Facebook says it's your own dang fault if the Trump campaign used your profile data during the 2016 election

Facebook entered into a war of words with The New York Times today, disputing claims that a “data breach” allowed a third-party company working for the Trump campaign to harvest psychological information from as many as 50 million users’ profiles. The NYT story in question focuses on the rise of Cambridge Analytica, the Steve Bannon-named consulting company that did digital work for Trump during his 2016 presidential bid, and which reportedly acquired massive reams of Facebook data through the work of a scientist falsely claiming to be doing academic research.

Which, the social media company would like to be sure you understand, is your own damn fault if you fell for it. Bristling at the Times’ accusations of data breachery, the company says everyone whose information was collected by Aleksandr Kogan’s “thisisyourdigitallife” app—which Kogan then turned around and sold to Cambridge, in violation of Facebook’s policies—opted into the program of their own free will. And even if they didn’t directly—because Kogan’s app also scraped the profiles of its users’ friends—those people still opted in, because they weren’t sufficiently restrictive with their privacy settings. There are a lot of people at fault here, is the point, and none of them are Facebook, is what Facebook would mostly like you to know.

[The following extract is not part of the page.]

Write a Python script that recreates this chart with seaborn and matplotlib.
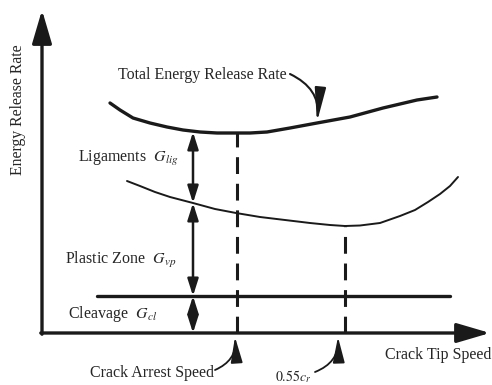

Cambridge—which was bankrolled by Bannon’s old benefactors in the wealthy, right-wing Mercer family—came into the electoral picture with some big promises about being able to craft psych profiles that would allow campaigns to specifically target certain voters. (Meanwhile, there’s a whole other kerfuffle going on about the fact that the company is apparently actually a shell organization designed to insulate a British data firm from laws about foreign citizens getting involved in U.S. election work.) Unfortunately, the company didn’t actually have any of that juicy personal data when it made those promises, which is how it ended up hooking up with Kogan, a professor at the University Of Cambridge, who was, in turn, copycatting another lab’s work using an app to build political psych profiles of social media users, because this whole story is like an elaborate falling dominoes video of online privacy violations.

Various groups—include Cambridge Analytica itself—have argued widely about whether any of Kogan’s psych data was even actually worth a damn during the 2016 election. (At least one Cambridge official has said the whole thing was kind of junk.) According to the Times, Facebook has repeatedly ordered Cambridge to delete the information, even as it issued a statement today reminding users that “People knowingly provided their information, no systems were infiltrated, and no passwords or sensitive pieces of information were stolen or hacked,” so please stop yelling at them, please.